A CIBC poll today finds that:

  • 72% of Canadians expect rising interest rates over the next 12 months (26% think they’ll stay the same)
  • An overwhelming 83% of Canadians favour “predictability and stability over risk” when it comes to their finances (unsurprisingly)
  • 77% of current mortgagors already have a fixed mortgage rate.

Yet, just half (54%) of homeowners or prospective homeowners say they’d take a fixed-rate mortgage if they had to choose today.1

The more rates increase, the more we could see informed borrowers choosing variable rates. Variable-rate advantages only improve the higher rates go.

The fact that variable rates are maintaining consumer mindshare in a rising rate environment is not surprising. Consider that:

  • The wider the gap between fixed and variable, the more costly the “insurance” of a fixed rate, and the lower the demand
    • That gap has recently grown to its current level of 75-88 bps (the actual level varies by loan-to-value, whether the mortgage can be insured and lender competitiveness)
    • The appeal of variables tends to increase more rapidly when the gap exceeds 100+ bps

fixed-variable rate spread

  • With higher debt loads, some consumers are drawn to the upfront cashflow advantage of a variable rate
  • Rising home prices create bigger equity buffers, giving some borrowers the confidence to assume more risk with a variable rate
  • Many floating-rate mortgages have fixed payments, reducing their perceived risk
  • Some folks are simply more prone to variables, regardless of the rate environment. Past studies have suggested that one-third of variable-rate mortgagors always choose floating rates
  • There’s anecdotal evidence that mortgage advisors have increasingly been recommending variable rates given the wide spreads from fixed rates and given their shrinking ability to compete with the lowest uninsured 5-year fixed rates
  • Due to the latest government stress test, there is no longer a qualification advantage for choosing a 5-year fixed rate over a variable
  • Variables have received an inordinate amount of media attention this year, boosting their demand somewhat.

The takeaway is that variable-rate market share will likely continue holding its own, despite further Bank of Canada rate hikes. And barring a drastic upside inflation surprise (which would not be variable-rate friendly), that’s a good thing.

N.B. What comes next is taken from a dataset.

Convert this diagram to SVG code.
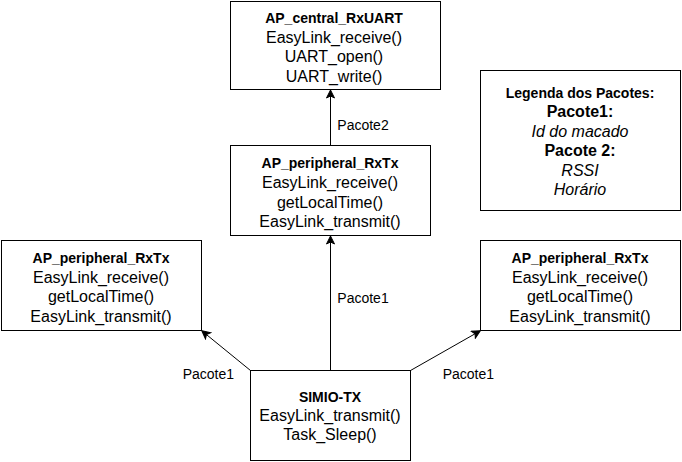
<svg xmlns="http://www.w3.org/2000/svg" width="682" height="462" viewBox="0 0 682 462">
  <style>
    .box { fill: #ffffff; stroke: #000000; stroke-width: 1; }
    text { font-family: "Liberation Sans", Arial, Helvetica, sans-serif; fill: #000000; text-anchor: middle; }
    .t { font-size: 14px; font-weight: bold; }
    .r { font-size: 16px; }
    .b16 { font-size: 16px; font-weight: bold; }
    .i { font-size: 16px; font-style: italic; }
    .lbl { font-size: 14px; text-anchor: start; }
    .edge { fill: none; stroke: #000000; stroke-width: 1; marker-end: url(#arr); }
  </style>
  <defs>
    <marker id="arr" viewBox="-9 -5 10 10" refX="0" refY="0" markerWidth="10" markerHeight="10" markerUnits="userSpaceOnUse" orient="auto">
      <path d="M0,0 L-8,-4 L-6,0 L-8,4 Z" fill="#000000" stroke="#000000" stroke-width="1" stroke-linejoin="miter"/>
    </marker>
  </defs>
  <rect width="682" height="462" fill="#ffffff"/>

  <g id="connectors">
    <line class="edge" x1="330.5" y1="145.5" x2="330.5" y2="90"/>
    <line class="edge" x1="330.5" y1="370.5" x2="330.5" y2="236"/>
    <line class="edge" x1="250.5" y1="370.5" x2="201.8" y2="330.8"/>
    <line class="edge" x1="410.5" y1="370.5" x2="480.3" y2="330.8"/>
    <text class="lbl" x="337.3" y="129.5">Pacote2</text>
    <text class="lbl" x="337.3" y="302.5">Pacote1</text>
    <text class="lbl" x="182.7" y="378.5">Pacote1</text>
    <text class="lbl" x="442.7" y="378.5">Pacote1</text>
  </g>

  <g id="ap-central">
    <rect class="box" x="230.5" y="1.5" width="210" height="88"/>
    <text class="t" x="334" y="22.5">AP_central_RxUART</text>
    <text class="r" x="334" y="42.5">EasyLink_receive()</text>
    <text class="r" x="334" y="62">UART_open()</text>
    <text class="r" x="334" y="81.5">UART_write()</text>
  </g>

  <g id="ap-peripheral-mid">
    <rect class="box" x="230.5" y="145.5" width="200" height="90"/>
    <text class="t" x="330" y="168">AP_peripheral_RxTx</text>
    <text class="r" x="330" y="188">EasyLink_receive()</text>
    <text class="r" x="330" y="207.5">getLocalTime()</text>
    <text class="r" x="330" y="227">EasyLink_transmit()</text>
  </g>

  <g id="ap-peripheral-left">
    <rect class="box" x="1.5" y="240.5" width="200" height="90"/>
    <text class="t" x="101" y="262.5">AP_peripheral_RxTx</text>
    <text class="r" x="101" y="282.5">EasyLink_receive()</text>
    <text class="r" x="101" y="302">getLocalTime()</text>
    <text class="r" x="101" y="321.5">EasyLink_transmit()</text>
  </g>

  <g id="ap-peripheral-right">
    <rect class="box" x="480.5" y="240.5" width="200" height="90"/>
    <text class="t" x="580" y="262.5">AP_peripheral_RxTx</text>
    <text class="r" x="580" y="282.5">EasyLink_receive()</text>
    <text class="r" x="580" y="302">getLocalTime()</text>
    <text class="r" x="580" y="321.5">EasyLink_transmit()</text>
  </g>

  <g id="legend">
    <rect class="box" x="480.5" y="70.5" width="200" height="140"/>
    <text class="t" x="580" y="97.5">Legenda dos Pacotes:</text>
    <text class="b16" x="580" y="116.5">Pacote1:</text>
    <text class="i" x="580" y="136.5">Id do macado</text>
    <text class="b16" x="580" y="156">Pacote 2:</text>
    <text class="i" x="580" y="175.5">RSSI</text>
    <text class="i" x="580" y="194.5">Horário</text>
  </g>

  <g id="simio-tx">
    <rect class="box" x="250.5" y="370.5" width="160" height="90"/>
    <text class="t" x="330" y="401.5">SIMIO-TX</text>
    <text class="r" x="330" y="420.5">EasyLink_transmit()</text>
    <text class="r" x="330" y="440">Task_Sleep()</text>
  </g>
</svg>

1The rest: 19% would choose a variable-rate mortgage and 26% are undecided.


12 Comments

  • Tyler says:

    Wow #1 a big footnote. It is correct, but misleading

  • Banker says:

    BMO was totally flooded with applications during its prime – 1% special. I imagine the other banks were too.

  • Tyler says:

    When I first read:
    “Yet, just half (54%) of homeowners or prospective homeowners say they’d take a fixed-rate mortgage if they had to choose today.”
    It makes me think approximately half of the people will choose a variable rate. But that’s not true, 26% of the people are on the fence.
    I appreciate you putting in the footnote, as many other websites would not.

    • The Spy says:

      Gotchya. Yeah, the fact that variable-rate share is still near or somewhat above normal is notable given Canada’s well-publicized rate hike cycle.

      On a side note: Over the last two weeks at the Spy, 42% of rate searches were for variable rates verses the 35% long-term average. 3 out of 5 of the site’s most popular rates (as measured by clicks) continue to be variable rates.

  • BC Reader says:

    If this is your primary residence. It makes sense to go with variable.

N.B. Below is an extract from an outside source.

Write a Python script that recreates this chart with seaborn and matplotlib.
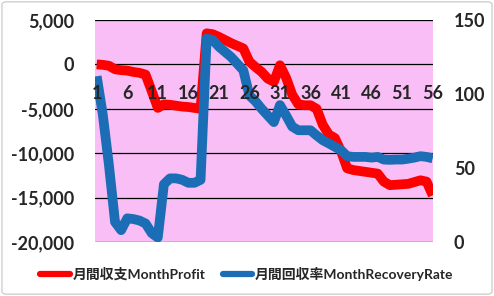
import numpy as np
import pandas as pd
import matplotlib
matplotlib.use("Agg")
import matplotlib.pyplot as plt
from matplotlib.patches import FancyBboxPatch
from matplotlib.lines import Line2D
from matplotlib.ticker import FuncFormatter
import seaborn as sns

# ---- data ----
months = list(range(1, 57))
month_profit = [
    0, -50, -150, -550, -650, -700, -850, -950, -1150, -3000,
    -4900, -4500, -4550, -4650, -4750, -4800, -4900, -5000, 3500, 3400,
    3100, 2750, 2400, 2100, 1800, 300, -300, -850, -1600, -1950,
    -100, -1500, -3400, -4500, -4600, -4600, -5000, -6800, -7900, -8300,
    -9800, -11700, -11900, -12000, -12100, -12200, -12300, -13200, -13600, -13550,
    -13500, -13450, -13250, -13050, -13200, -14750,
]
month_recovery_rate = [
    112, 86, 52, 13.5, 8, 16, 15.5, 14.5, 12.5, 6,
    3, 39, 43, 43, 42, 40, 40, 42, 137.5, 136.5,
    132, 128.5, 125, 120.5, 116, 99, 95, 90, 85.5, 81,
    92.5, 85.5, 78, 75.5, 75.5, 75.5, 72, 68.8, 66.6, 64.3,
    62, 58, 57.5, 57.5, 57.5, 57, 57.5, 55.7, 55.5, 55.7,
    55.7, 56.3, 57, 58, 57.5, 56.5,
]
xtick_labels = [str(m) for m in months[::5]]
label_profit = "月間収支MonthProfit"
label_rate = "月間回収率MonthRecoveryRate"

df = pd.DataFrame({"month": months, "profit": month_profit, "rate": month_recovery_rate})

sns.set_theme(style="white")
plt.rcParams["font.family"] = ["Lato", "Noto Sans CJK JP", "DejaVu Sans"]

W, H = 494, 296
fig = plt.figure(figsize=(W / 100, H / 100), dpi=100)
fig.patch.set_facecolor("white")

# outer chart border
border = FancyBboxPatch((0.004, 0.006), 0.992, 0.988, boxstyle="round,pad=0,rounding_size=0.01",
                        transform=fig.transFigure, facecolor="none", edgecolor="#D0D0D0", lw=1.0)
fig.patches.append(border)

left, right, top, bottom = 95, 433, 20, 242
ax = fig.add_axes([left / W, 1 - bottom / H, (right - left) / W, (bottom - top) / H])
ax.set_facecolor("#F9BEF6")

red = "#FF0000"
blue = "#1B6DB5"
xlim = (0.72, 56.05)

sns.lineplot(data=df, x="month", y="profit", ax=ax, color=red, lw=7, legend=False,
             solid_joinstyle="round", solid_capstyle="butt")
ax.set_ylim(-20000, 5000)
ax.set_yticks(np.arange(-20000, 5001, 5000))
ax.yaxis.set_major_formatter(FuncFormatter(lambda v, p: f"{int(v):,}"))
ax.grid(axis="y", color="black", lw=0.9)
ax.grid(axis="x", visible=False)
ax.set_xlim(*xlim)
ax.tick_params(axis="x", bottom=False, labelbottom=False)
for s in ax.spines.values():
    s.set_visible(False)
ax.tick_params(axis="y", length=0, pad=15, labelsize=13)
for lab in ax.get_yticklabels():
    lab.set_fontweight("bold")
ax.set_xlabel("")
ax.set_ylabel("")

ax2 = ax.twinx()
sns.lineplot(data=df, x="month", y="rate", ax=ax2, color=blue, lw=7, legend=False,
             solid_joinstyle="round", solid_capstyle="butt")
ax2.set_ylim(0, 150)
ax2.set_yticks([0, 50, 100, 150])
for s in ax2.spines.values():
    s.set_visible(False)
ax2.tick_params(axis="y", length=0, pad=15, labelsize=13)
for lab in ax2.get_yticklabels():
    lab.set_fontweight("bold")
ax2.set_ylabel("")
ax2.set_xlabel("")
ax2.grid(False)
ax2.set_xlim(*xlim)
# category labels sit next to the profit zero line (0 on left axis == 120 on right axis)
ax2.set_axisbelow(False)
ax2.xaxis.set_visible(True)
ax2.spines["bottom"].set_position(("data", 120))
ax2.set_xticks(months[::5])
ax2.set_xticklabels(xtick_labels)
ax2.tick_params(axis="x", bottom=True, labelbottom=True, length=0, pad=15, labelsize=13)
for lab in ax2.get_xticklabels():
    lab.set_fontweight("bold")

handles = [Line2D([], [], color=red, lw=4.5), Line2D([], [], color=blue, lw=4.5)]
fig.legend(handles, [label_profit, label_rate], loc="center", bbox_to_anchor=(0.5, 0.074),
           ncol=2, frameon=False, handlelength=2.1, handletextpad=0.2, columnspacing=1.3,
           prop={"size": 10, "weight": "bold"})

fig.savefig("out.png", dpi=100)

    Using 20 years average for example, variable always win because your rate is a prime minus.

    Prime rate goes up and down. If it goes up, you will pay more after 5 years; if it went down, you overpaid in the 5-yr term.

    Calculate it for 20 years, not 5.

  • Clinton Rezeki says:

    What’s the consideration when choosing a variable rate from HSBC (prime – 1.06) vs the big banks? Why would people go with big banks when HSBC is offering a better variable rate?

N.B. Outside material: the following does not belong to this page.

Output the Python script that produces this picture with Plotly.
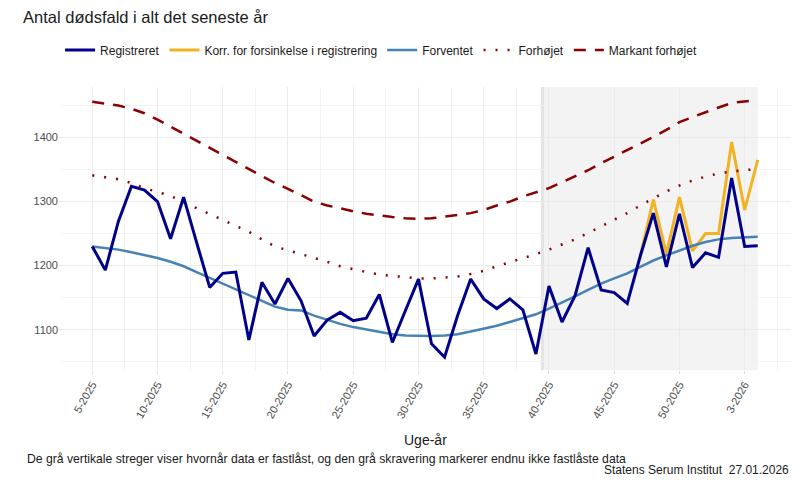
import plotly.graph_objects as go

# Uge-år labels, uge 5-2025 til 4-2026
weeks = [f"{w}-2025" for w in range(5, 53)] + [f"{w}-2026" for w in range(1, 5)]
tick_labels = ["5-2025", "10-2025", "15-2025", "20-2025", "25-2025", "30-2025",
               "35-2025", "40-2025", "45-2025", "50-2025", "3-2026"]

registreret = [1230, 1193, 1269, 1324, 1318, 1300, 1242, 1307, 1236, 1166,
               1188, 1190, 1084, 1174, 1140, 1180, 1145, 1090, 1115, 1127,
               1114, 1118, 1155, 1080, 1130, 1179, 1078, 1057, 1122, 1179,
               1148, 1133, 1148, 1131, 1062, 1168, 1112, 1153, 1228, 1162,
               1158, 1141, 1215, 1282, 1198, 1281, 1197, 1220, 1213, 1337,
               1230, 1231]

# korrigeret starter ved uge 47-2025
korr_start = 42
korrigeret = [1215, 1303, 1218, 1307, 1223, 1250, 1250, 1393, 1287, 1365]

forventet = [1230, 1228, 1225, 1221, 1217, 1212, 1206, 1199, 1190, 1181,
             1172, 1163, 1154, 1145, 1136, 1131, 1130, 1122, 1115, 1109,
             1104, 1100, 1096, 1093, 1091, 1090, 1090, 1091, 1093, 1097,
             1101, 1106, 1112, 1118, 1124, 1133, 1142, 1152, 1162, 1172,
             1180, 1188, 1198, 1208, 1216, 1224, 1231, 1237, 1241, 1243,
             1244, 1245]

forhoejet = [1341, 1338, 1335, 1329, 1321, 1315, 1309, 1299, 1290, 1281,
             1272, 1262, 1253, 1241, 1230, 1224, 1218, 1213, 1206, 1199,
             1194, 1190, 1186, 1184, 1182, 1180, 1180, 1181, 1183, 1187,
             1192, 1199, 1205, 1212, 1218, 1225, 1233, 1241, 1251, 1261,
             1272, 1282, 1294, 1305, 1316, 1325, 1333, 1339, 1344, 1347,
             1349, 1351]

markant = [1456, 1453, 1450, 1445, 1438, 1428, 1417, 1406, 1396, 1384,
           1373, 1362, 1352, 1340, 1329, 1320, 1310, 1300, 1294, 1289,
           1285, 1281, 1278, 1276, 1274, 1273, 1274, 1276, 1279, 1282,
           1287, 1294, 1300, 1308, 1314, 1321, 1330, 1339, 1349, 1360,
           1370, 1381, 1391, 1401, 1412, 1424, 1432, 1440, 1447, 1454,
           1457, 1459]

# fastlåst grænse ligger mellem uge 39 og 40
locked_until = 34.5

x = list(range(len(weeks)))
tick_pos = [weeks.index(t) for t in tick_labels]
minor_pos = [p - 2.5 for p in tick_pos] + [tick_pos[-1] + 2.5]

fig = go.Figure()

fig.add_trace(go.Scatter(x=x[korr_start:], y=korrigeret, mode="lines",
                         name="Korr. for forsinkelse i registrering",
                         line=dict(color="#f0b323", width=3), legendrank=2))
fig.add_trace(go.Scatter(x=x, y=forventet, mode="lines", name="Forventet",
                         line=dict(color="#4682b4", width=2.5), legendrank=3))
fig.add_trace(go.Scatter(x=x, y=forhoejet, mode="lines", name="Forhøjet",
                         line=dict(color="#8b0000", width=2.5, dash="2px,10px"),
                         legendrank=4))
fig.add_trace(go.Scatter(x=x, y=markant, mode="lines", name="Markant forhøjet",
                         line=dict(color="#8b0000", width=2.5, dash="12px,9px"),
                         legendrank=5))
fig.add_trace(go.Scatter(x=x, y=registreret, mode="lines", name="Registreret",
                         line=dict(color="#00008b", width=3), legendrank=1))

# skravering for ikke fastlåste data
fig.add_shape(type="rect", xref="x", yref="paper", x0=locked_until, x1=x[-1],
              y0=0, y1=1, fillcolor="#f3f3f3", line_width=0, layer="below")
fig.add_shape(type="line", xref="x", yref="paper", x0=locked_until, x1=locked_until,
              y0=0, y1=1, line=dict(color="#e3e3e3", width=3), layer="below")

fig.update_xaxes(range=[-2.55, 53.55], tickmode="array", tickvals=tick_pos,
                 ticktext=tick_labels, tickangle=-60, showline=False, zeroline=False,
                 gridcolor="#ebebeb", gridwidth=1.2,
                 ticks="outside", ticklen=3, tickcolor="#dddddd",
                 tickfont=dict(size=11, color="#4d4d4d"),
                 minor=dict(tickmode="array", tickvals=minor_pos, showgrid=True,
                            gridcolor="#f3f3f3", gridwidth=0.8))
fig.update_yaxes(range=[1037, 1479], dtick=100, showline=False, zeroline=False,
                 gridcolor="#ebebeb", gridwidth=1.2,
                 tickfont=dict(size=11, color="#4d4d4d"),
                 minor=dict(dtick=50, showgrid=True, gridcolor="#f3f3f3", gridwidth=0.8))

# siden har 8px kant, så figuren gøres tilsvarende mindre
fig.update_layout(
    width=792, height=472,
    margin=dict(l=51, r=9, t=79, b=110),
    plot_bgcolor="white", paper_bgcolor="white",
    font=dict(family="Liberation Sans, Arial, sans-serif", color="#1a1a1a"),
    title=dict(text="Antal dødsfald i alt det seneste år", x=0.019, xanchor="left",
               y=0.992, yanchor="top", pad=dict(t=0), font=dict(size=16.5, color="#1a1a1a")),
    legend=dict(orientation="h", x=0.44, xanchor="center", y=1.131, yanchor="middle",
                font=dict(size=12), itemwidth=30, traceorder="normal"),
    annotations=[
        dict(text="Uge-år", xref="paper", yref="paper", x=0.5, y=-0.247,
             xanchor="center", yanchor="middle", showarrow=False, font=dict(size=14)),
        dict(text="De grå vertikale streger viser hvornår data er fastlåst, og den grå skravering markerer endnu ikke fastlåste data",
             xref="paper", yref="paper", x=-0.047, y=-0.314, xanchor="left",
             yanchor="middle", showarrow=False, font=dict(size=12.2)),
        dict(text="Statens Serum Institut\u00a0 27.01.2026", xref="paper", yref="paper",
             x=1.0, y=-0.353, xanchor="right", yanchor="middle", showarrow=False,
             font=dict(size=12)),
    ],
)

fig.write_html("out.html")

    Also, would you predict that there’ll be further discount for variable rate (bigger than prime – 1), given that the spread of variable and fixed are trending upwards?

    • The Spy says:

      Hi Clinton,

      A few notes about HSBC’s variable:

      * It’s the lowest variable in Canada for refinances (the rate savings is a big reason people trade their big bank mortgage for an HSBC mortgage)
      * After the third anniversary, the mortgage is fully open (a great feature)
      * HSBC limits you to a 25-year amortization at this rate
      * This rate is not good on non-owner occupied rental properties
      * HSBC does not offer this rate with an automatically re-advanceable credit line (like all the big banks). HSBC’s version is manually readvanceable (inconvenient if you use your HELOC a lot).

      Many folks are wed to their banks because they trust the brand, like to consolidate their finances in one place and because that’s where they have their chequing account and “relationship.” Does that relationship outweigh the extra interest they pay? In most cases, not likely.

      On your last question, we could see variable-rate discounts increase slightly from here if/as prime rate increases. But it wouldn’t be a dramatic improvement, like 1/4 point or something.

  • John V. says:

    I bought a house last year with a variable rate of 2.10 percent. Now, it stands at 3.10 percent with 4 years remaining. Should I continue the path of variable rate or lock in ? I heard that more rate increases are coming and it makes me nervous ! Any insight appreciated ! Thanks.

    • The Spy says:

      Hey John,
      So many things go into answering that.
      What lender is it?
      Is your variable rate fixed?
      What is the home and mortgage value?
      What is the remaining amortization?
      Do you have a lot of non-mortgage debt relative to your income?
      Can your family budget withstand a 0.75%-pt higher rate?
      Are you well qualified with great credit and stable provable income?
      Do you have liquid financial resources to fall back on?
      Will you make any changes to the mortgage in the next five years?

  • John,
    Early renew or switch to another bank like HSBC, and you’ll save money. The 5yr variable only has 3 months interest penalty, which would be much less than the interest savings over the next four years. Some banks will even let you add the penalties to the mortgage principal (such as BMO).

  • Tyler says:

    John,
    Quick math
    3.10%-2.64% = 0.46%
    $300,000 * 0.46% = $1,380 per year
    $1,380 * 4 years = $5,520 over 4 years.

    ($6,900 over 5 years, but you said you have 4 years left)

    The cost to switch usually 3 months of interest with variable
    3.10% * $300,000 / 12 month in a year * 3 month = $2,325

    You’ll have to pay for your mortgage discharge fee. With HSBC they won’t cover your lawyer fee, however, they’ll give you $1,000 cash back and another $300 for the bank account they’ll request you open (you only have to if you want to make double payments). They will ask to pay a $298 appraisal fee too, but you might be able to talk to them to cover this (I could not as I was switching from a collateral mortgage to a conventional mortgage). So it’s almost a wash.

    Ratespy says if you have an insured mortgage, then you can get an even better rate than HSBC 2.64% (Prime – 1.06%).

    So bottom line:
    $5,520 (interest saved) – $2,325 (penalty) – 400 (discharge) = $2,795 over 4 years.
    You’ll be trading your 4 year mortgage for a 5 year.